While O’Brien says his motivation is to be responsible to residents, he said officials have other incentives to be transparent. Municipalities are “under pressure” to comply with the state’s Open Public Meetings Act – also called the “Sunshine law” – and the Open Public Records Act, he said, and “towns are being sued” for “improper” practices.

That includes the Flemington-Raritan School District. TAPinto Flemington reported earlier this month that it sued the district in Superior Court to obtain meaningful copies of about $122,000 of legal bills. The suit claims that the district’s failure to properly disclose the documents “creates a justifiable impression that the public trust is being violated.”

O’Brien’s proposals will include limiting last-minute changes to Township Committee agendas so that residents will be better abler to participate in discussions, improved minutes of closed-door meetings and more promptly approving meeting minutes so that they can be made available to the public.

In Flemington, first-year Councilperson Betsy Driver ran on a platform that included more open government. The former journalist is working to return Borough Council to the practice of live streaming of its meetings, something that will require permission from the county Freeholders for access to their Wi-Fi network in the old Historic Courthouse, where Council has been holding most of its meetings.

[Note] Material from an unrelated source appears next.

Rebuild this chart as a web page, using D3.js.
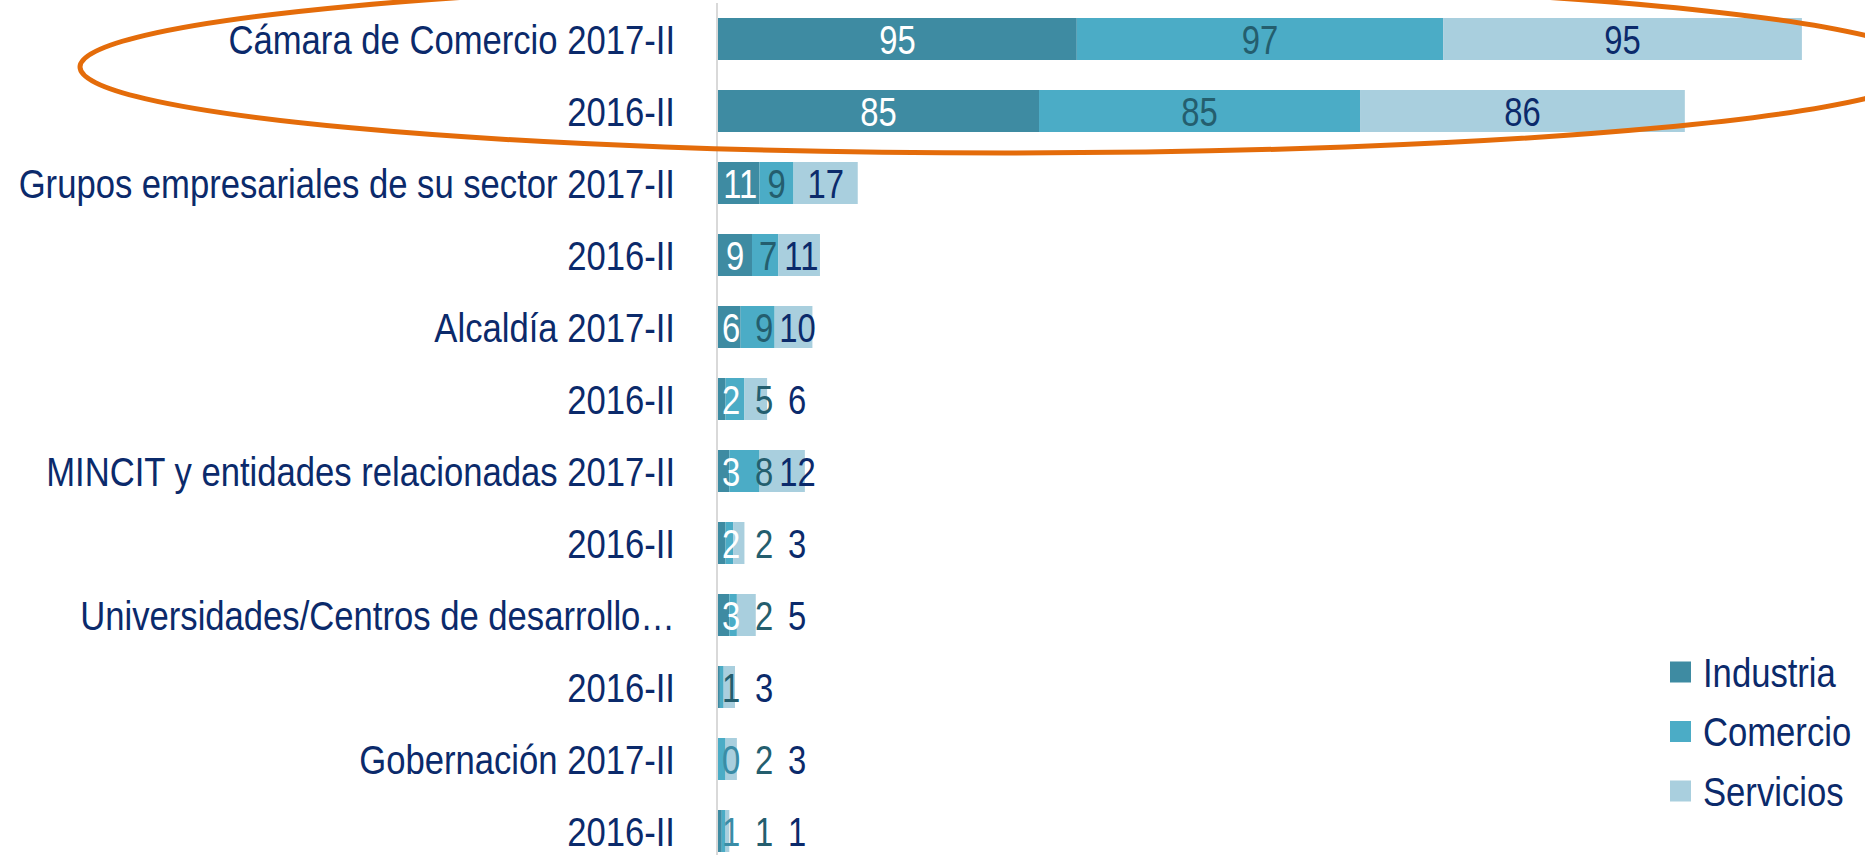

It isn’t clear whether Council will obtain that permission or not. For years, Freeholders have resisted requests that it post audio of its meetings online to the county website. Freeholder Director Matt Holt says he’d allow posting audio only if computer security experts can show him the audio would be secure from any manipulation after it is online.

Tomorrow’s Raritan Township Committee meeting will be held at 7 p.m. in the Municipal Building off of Route 523 here.